◆ WHAT NEEDS TO BE DONE: Repeat the listing that follows, character for character, minus the pictures.

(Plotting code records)

^^^^^^^^^^^^^^^^

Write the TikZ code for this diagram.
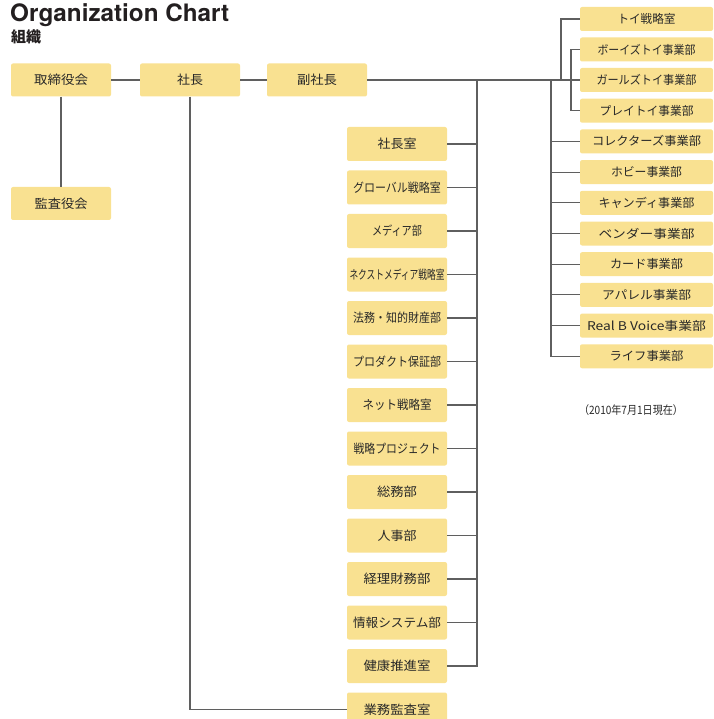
\documentclass[tikz,border=0pt]{standalone}
\usepackage{fontspec}
\usepackage{graphicx}
\setmainfont{TeX Gyre Heros}
\newfontfamily\jp{Noto Sans CJK JP}
\definecolor{boxfill}{RGB}{249,225,145}
\definecolor{txt}{RGB}{40,40,40}
\definecolor{ln}{RGB}{95,95,95}
\definecolor{ttl}{RGB}{35,31,32}
\newcommand{\fw}[2]{\resizebox{#1pt}{\height}{#2}}
\tikzset{
  base/.style={fill=boxfill, rounded corners=2pt, inner sep=0pt, text=txt, font=\jp\fontsize{12.5}{12.5}\selectfont},
  topbox/.style={base, minimum width=100pt, minimum height=33pt},
  midbox/.style={base, minimum width=100pt, minimum height=34pt},
  rbox/.style={base, minimum width=133pt, minimum height=24pt, font=\jp\fontsize{12}{12}\selectfont},
  conn/.style={draw=ln, line width=1.1pt}
}
\begin{document}
\begin{tikzpicture}[x=1pt,y=-1pt]
\useasboundingbox (0,0) rectangle (713,719);
% titles
\node[anchor=base west, inner sep=0pt, text=ttl, font=\bfseries\fontsize{24}{24}\selectfont] (title) at (10,21.5) {\fw{219}{Organization Chart}};
\node[anchor=base west, inner sep=0pt, text=ttl, font=\jp\bfseries\fontsize{15}{15}\selectfont] (subtitle) at (11,43) {組織};
% top row
\node[topbox] (tori) at (61,80) {\fw{54}{取締役会}};
\node[topbox] (shacho) at (190,80) {\fw{26}{社長}};
\node[topbox] (fuku) at (317,80) {\fw{40}{副社長}};
\node[topbox] (kansa) at (61,203.5) {\fw{53}{監査役会}};
% middle column
\node[midbox] (m0) at (397,144) {\fw{39}{社長室}};
\node[midbox] (m1) at (397,187.5) {\fw{88}{グローバル戦略室}};
\node[midbox] (m2) at (397,231) {\fw{50}{メディア部}};
\node[midbox] (m3) at (397,274.5) {\fw{95}{ネクストメディア戦略室}};
\node[midbox] (m4) at (397,318) {\fw{88}{法務・知的財産部}};
\node[midbox] (m5) at (397,361.5) {\fw{88}{プロダクト保証部}};
\node[midbox] (m6) at (397,405) {\fw{69}{ネット戦略室}};
\node[midbox] (m7) at (397,448.5) {\fw{87}{戦略プロジェクト}};
\node[midbox] (m8) at (397,492) {\fw{40}{総務部}};
\node[midbox] (m9) at (397,535.5) {\fw{39}{人事部}};
\node[midbox] (m10) at (397,579) {\fw{67}{経理財務部}};
\node[midbox] (m11) at (397,622.5) {\fw{88}{情報システム部}};
\node[midbox] (m12) at (397,666) {\fw{67}{健康推進室}};
\node[midbox] (audit) at (397,709.5) {\fw{67}{業務監査室}};
% right column
\node[rbox] (toy) at (646.5,19) {\fw{58}{トイ戦略室}};
\node[rbox] (boys) at (646.5,49.5) {\fw{98}{ボーイズトイ事業部}};
\node[rbox] (girls) at (646.5,80) {\fw{100}{ガールズトイ事業部}};
\node[rbox] (play) at (646.5,110.7) {\fw{94}{プレイトイ事業部}};
\node[rbox] (r0) at (646.5,141.4) {\fw{109}{コレクターズ事業部}};
\node[rbox] (r1) at (646.5,172.1) {\fw{71}{ホビー事業部}};
\node[rbox] (r2) at (646.5,202.8) {\fw{96}{キャンディ事業部}};
\node[rbox] (r3) at (646.5,233.5) {\fw{96}{ベンダー事業部}};
\node[rbox] (r4) at (646.5,264.2) {\fw{73}{カード事業部}};
\node[rbox] (r5) at (646.5,294.9) {\fw{89}{アパレル事業部}};
\node[rbox] (r6) at (646.5,325.6) {\fw{119}{Real B Voice事業部}};
\node[rbox] (life) at (646.5,356.3) {\fw{74}{ライフ事業部}};
% date
\node[inner sep=0pt, text=txt, font=\jp\fontsize{11.5}{11.5}\selectfont] (date) at (631,410) {\fw{104}{（2010年7月1日現在）}};
% junctions
\coordinate (mt) at (477,80);
\coordinate (j1) at (561,80);
\coordinate (j2) at (571,80);
\coordinate (j3) at (551,80);
% connectors
\draw[conn] (tori.east) -- (shacho.west);
\draw[conn] (shacho.east) -- (fuku.west);
\draw[conn] (fuku.east) -- (girls.west);
\draw[conn] (tori.south) -- (kansa.north);
\draw[conn] (shacho.south) |- (audit.west);
\draw[conn] (mt) |- (m12.east);
\foreach \i in {0,...,11} {\draw[conn] (m\i.east) -- (m\i.east -| mt);}
\draw[conn] (toy.west) -| (j1);
\draw[conn] (boys.west) -| (j2);
\draw[conn] (play.west) -| (j2);
\draw[conn] (j3) |- (life.west);
\foreach \i in {0,...,6} {\draw[conn] (r\i.west) -- (r\i.west -| j3);}
\end{tikzpicture}
\end{document}
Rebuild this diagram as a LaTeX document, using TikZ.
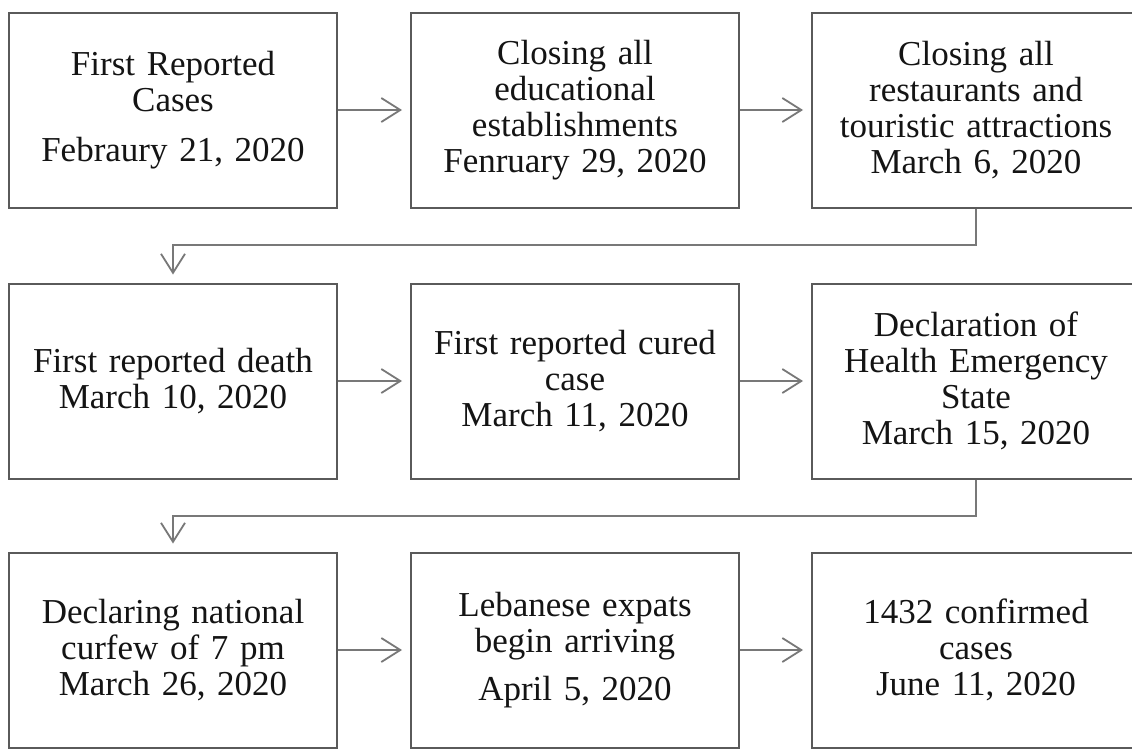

^^^^^^^^^^^^^^^^

◆ EXERCISE SOLUTION:
Write the TikZ code for this diagram.
\documentclass[tikz,border=0pt]{standalone}
\usepackage{fontspec}
\usepackage{graphicx}
\setmainfont{TeX Gyre Heros}
\newfontfamily\jp{Noto Sans CJK JP}
\definecolor{boxfill}{RGB}{249,225,145}
\definecolor{txt}{RGB}{40,40,40}
\definecolor{ln}{RGB}{95,95,95}
\definecolor{ttl}{RGB}{35,31,32}
\newcommand{\fw}[2]{\resizebox{#1pt}{\height}{#2}}
\tikzset{
  base/.style={fill=boxfill, rounded corners=2pt, inner sep=0pt, text=txt, font=\jp\fontsize{12.5}{12.5}\selectfont},
  topbox/.style={base, minimum width=100pt, minimum height=33pt},
  midbox/.style={base, minimum width=100pt, minimum height=34pt},
  rbox/.style={base, minimum width=133pt, minimum height=24pt, font=\jp\fontsize{12}{12}\selectfont},
  conn/.style={draw=ln, line width=1.1pt}
}
\begin{document}
\begin{tikzpicture}[x=1pt,y=-1pt]
\useasboundingbox (0,0) rectangle (713,719);
% titles
\node[anchor=base west, inner sep=0pt, text=ttl, font=\bfseries\fontsize{24}{24}\selectfont] (title) at (10,21.5) {\fw{219}{Organization Chart}};
\node[anchor=base west, inner sep=0pt, text=ttl, font=\jp\bfseries\fontsize{15}{15}\selectfont] (subtitle) at (11,43) {組織};
% top row
\node[topbox] (tori) at (61,80) {\fw{54}{取締役会}};
\node[topbox] (shacho) at (190,80) {\fw{26}{社長}};
\node[topbox] (fuku) at (317,80) {\fw{40}{副社長}};
\node[topbox] (kansa) at (61,203.5) {\fw{53}{監査役会}};
% middle column
\node[midbox] (m0) at (397,144) {\fw{39}{社長室}};
\node[midbox] (m1) at (397,187.5) {\fw{88}{グローバル戦略室}};
\node[midbox] (m2) at (397,231) {\fw{50}{メディア部}};
\node[midbox] (m3) at (397,274.5) {\fw{95}{ネクストメディア戦略室}};
\node[midbox] (m4) at (397,318) {\fw{88}{法務・知的財産部}};
\node[midbox] (m5) at (397,361.5) {\fw{88}{プロダクト保証部}};
\node[midbox] (m6) at (397,405) {\fw{69}{ネット戦略室}};
\node[midbox] (m7) at (397,448.5) {\fw{87}{戦略プロジェクト}};
\node[midbox] (m8) at (397,492) {\fw{40}{総務部}};
\node[midbox] (m9) at (397,535.5) {\fw{39}{人事部}};
\node[midbox] (m10) at (397,579) {\fw{67}{経理財務部}};
\node[midbox] (m11) at (397,622.5) {\fw{88}{情報システム部}};
\node[midbox] (m12) at (397,666) {\fw{67}{健康推進室}};
\node[midbox] (audit) at (397,709.5) {\fw{67}{業務監査室}};
% right column
\node[rbox] (toy) at (646.5,19) {\fw{58}{トイ戦略室}};
\node[rbox] (boys) at (646.5,49.5) {\fw{98}{ボーイズトイ事業部}};
\node[rbox] (girls) at (646.5,80) {\fw{100}{ガールズトイ事業部}};
\node[rbox] (play) at (646.5,110.7) {\fw{94}{プレイトイ事業部}};
\node[rbox] (r0) at (646.5,141.4) {\fw{109}{コレクターズ事業部}};
\node[rbox] (r1) at (646.5,172.1) {\fw{71}{ホビー事業部}};
\node[rbox] (r2) at (646.5,202.8) {\fw{96}{キャンディ事業部}};
\node[rbox] (r3) at (646.5,233.5) {\fw{96}{ベンダー事業部}};
\node[rbox] (r4) at (646.5,264.2) {\fw{73}{カード事業部}};
\node[rbox] (r5) at (646.5,294.9) {\fw{89}{アパレル事業部}};
\node[rbox] (r6) at (646.5,325.6) {\fw{119}{Real B Voice事業部}};
\node[rbox] (life) at (646.5,356.3) {\fw{74}{ライフ事業部}};
% date
\node[inner sep=0pt, text=txt, font=\jp\fontsize{11.5}{11.5}\selectfont] (date) at (631,410) {\fw{104}{（2010年7月1日現在）}};
% junctions
\coordinate (mt) at (477,80);
\coordinate (j1) at (561,80);
\coordinate (j2) at (571,80);
\coordinate (j3) at (551,80);
% connectors
\draw[conn] (tori.east) -- (shacho.west);
\draw[conn] (shacho.east) -- (fuku.west);
\draw[conn] (fuku.east) -- (girls.west);
\draw[conn] (tori.south) -- (kansa.north);
\draw[conn] (shacho.south) |- (audit.west);
\draw[conn] (mt) |- (m12.east);
\foreach \i in {0,...,11} {\draw[conn] (m\i.east) -- (m\i.east -| mt);}
\draw[conn] (toy.west) -| (j1);
\draw[conn] (boys.west) -| (j2);
\draw[conn] (play.west) -| (j2);
\draw[conn] (j3) |- (life.west);
\foreach \i in {0,...,6} {\draw[conn] (r\i.west) -- (r\i.west -| j3);}
\end{tikzpicture}
\end{document}
Rebuild this diagram as a LaTeX document, using TikZ.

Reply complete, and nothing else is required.